セレスティア ゲイイベントに出入りするようになってからも女装をしたいという興味がなかったし、趣味も男性的なものが多かったんです。なので私は傍目にはゲイであることがわかりにくいタイプだと思います。実際に今勤めている会社でもまだ気づかれていませんし(笑)。でもクラブのゲイイベントでViViさんというドラァグクイーンのあまりの美しさに衝撃を受けて、「男性でもこんなに綺麗になれるのか」と興味を持ちました。
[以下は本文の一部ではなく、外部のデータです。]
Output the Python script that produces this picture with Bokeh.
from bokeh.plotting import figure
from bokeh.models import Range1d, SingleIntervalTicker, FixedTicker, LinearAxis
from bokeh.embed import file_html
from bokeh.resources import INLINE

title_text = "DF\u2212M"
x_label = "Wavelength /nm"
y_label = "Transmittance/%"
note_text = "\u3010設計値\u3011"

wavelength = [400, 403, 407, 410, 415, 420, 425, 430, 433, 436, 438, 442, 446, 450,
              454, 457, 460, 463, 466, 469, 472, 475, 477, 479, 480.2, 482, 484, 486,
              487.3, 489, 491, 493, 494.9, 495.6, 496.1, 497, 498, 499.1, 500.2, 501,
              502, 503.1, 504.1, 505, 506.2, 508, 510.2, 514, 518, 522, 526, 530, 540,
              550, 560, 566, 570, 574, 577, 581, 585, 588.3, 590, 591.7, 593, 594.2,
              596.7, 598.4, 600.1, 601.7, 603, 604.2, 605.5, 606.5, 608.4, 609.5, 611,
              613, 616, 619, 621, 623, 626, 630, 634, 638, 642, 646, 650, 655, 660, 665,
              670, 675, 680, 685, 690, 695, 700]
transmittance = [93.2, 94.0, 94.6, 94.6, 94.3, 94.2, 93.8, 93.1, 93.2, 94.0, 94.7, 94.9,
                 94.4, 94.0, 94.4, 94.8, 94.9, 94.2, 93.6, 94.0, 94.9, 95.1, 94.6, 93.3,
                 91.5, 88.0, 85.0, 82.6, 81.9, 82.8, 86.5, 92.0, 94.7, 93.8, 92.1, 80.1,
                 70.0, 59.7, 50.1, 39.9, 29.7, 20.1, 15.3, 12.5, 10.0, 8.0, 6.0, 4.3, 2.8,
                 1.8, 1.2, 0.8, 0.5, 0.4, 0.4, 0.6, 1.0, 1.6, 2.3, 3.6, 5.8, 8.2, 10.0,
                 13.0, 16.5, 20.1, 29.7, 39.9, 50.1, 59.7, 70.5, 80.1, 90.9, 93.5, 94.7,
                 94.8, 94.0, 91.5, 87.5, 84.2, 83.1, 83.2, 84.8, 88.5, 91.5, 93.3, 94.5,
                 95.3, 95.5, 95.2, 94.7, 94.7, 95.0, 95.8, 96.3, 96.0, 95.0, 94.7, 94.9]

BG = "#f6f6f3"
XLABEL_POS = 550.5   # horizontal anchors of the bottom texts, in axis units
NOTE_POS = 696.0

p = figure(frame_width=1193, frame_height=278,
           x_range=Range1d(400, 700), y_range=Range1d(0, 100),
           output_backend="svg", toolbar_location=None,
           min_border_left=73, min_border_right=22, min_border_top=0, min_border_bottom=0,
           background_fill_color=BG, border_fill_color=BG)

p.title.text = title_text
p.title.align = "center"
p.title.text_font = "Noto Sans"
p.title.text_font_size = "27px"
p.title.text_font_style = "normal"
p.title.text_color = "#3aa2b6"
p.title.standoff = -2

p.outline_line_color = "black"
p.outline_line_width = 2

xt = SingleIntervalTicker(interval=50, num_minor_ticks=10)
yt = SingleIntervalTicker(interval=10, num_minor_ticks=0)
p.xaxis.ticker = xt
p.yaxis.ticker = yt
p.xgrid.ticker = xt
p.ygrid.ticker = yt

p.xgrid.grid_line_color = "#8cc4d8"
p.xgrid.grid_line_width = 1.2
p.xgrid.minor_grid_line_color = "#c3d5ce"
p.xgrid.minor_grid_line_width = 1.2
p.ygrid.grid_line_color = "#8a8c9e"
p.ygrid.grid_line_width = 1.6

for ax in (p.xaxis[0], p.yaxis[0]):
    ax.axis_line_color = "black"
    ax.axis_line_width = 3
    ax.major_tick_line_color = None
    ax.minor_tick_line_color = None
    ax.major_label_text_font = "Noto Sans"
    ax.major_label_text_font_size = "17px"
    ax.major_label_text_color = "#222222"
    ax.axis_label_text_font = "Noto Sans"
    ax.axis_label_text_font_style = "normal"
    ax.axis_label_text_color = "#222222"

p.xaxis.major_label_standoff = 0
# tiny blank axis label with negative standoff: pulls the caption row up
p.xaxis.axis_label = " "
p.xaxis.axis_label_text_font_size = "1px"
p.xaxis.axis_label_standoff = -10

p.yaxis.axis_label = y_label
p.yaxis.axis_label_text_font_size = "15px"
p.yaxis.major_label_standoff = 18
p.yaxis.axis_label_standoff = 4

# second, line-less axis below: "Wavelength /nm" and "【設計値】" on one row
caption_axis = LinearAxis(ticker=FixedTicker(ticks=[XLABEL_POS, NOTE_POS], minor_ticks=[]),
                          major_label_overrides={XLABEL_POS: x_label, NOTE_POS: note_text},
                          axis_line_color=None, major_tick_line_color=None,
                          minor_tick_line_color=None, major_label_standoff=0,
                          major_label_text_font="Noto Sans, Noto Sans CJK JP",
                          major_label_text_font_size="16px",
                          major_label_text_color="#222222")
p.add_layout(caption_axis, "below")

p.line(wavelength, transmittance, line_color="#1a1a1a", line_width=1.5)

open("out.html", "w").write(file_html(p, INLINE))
――それまでは女装に対してどんな印象だったんですか?

セレスティア 実はあまりいい印象はなかったんです。テレビでゴリエさんや慎吾ママのような「女装」の方が登場することもあったのですが、コミカルで、いじられて笑いを取るイメージが強くて苦手でした。ゲイにもいろいろなタイプがいますがテレビに出るのはオネエ言葉の方が多くて、ゲイとして生きていくことを決めた後も、ゲイバーやクラブイベントに行きはじめるまでは「私とは違うな」と思って見ていました。

 

――「ゲイ=オネエ」という印象は今でも根強いですよね。

セレスティア そうなんです。もちろんオネエ言葉が悪いわけではないのですが、ゲイのイメージが固定されてしまうのが息苦しいな、という感覚はありました。女装も同じで、女装が「コミカルで笑っていいもの」や下手をすると「バカにしていいもの」として扱われることもあってちょっと遠ざけていました。

――そのイメージが、美しいドラァグクイーンと出会ったことで覆った。

セレスティア ViViさんは本当に美しくて、かっこいいんですよ。「メイクでこんなキレイになれるんだ」というドラァグクイーンに対して憧れの気持ちが一気に芽生えました。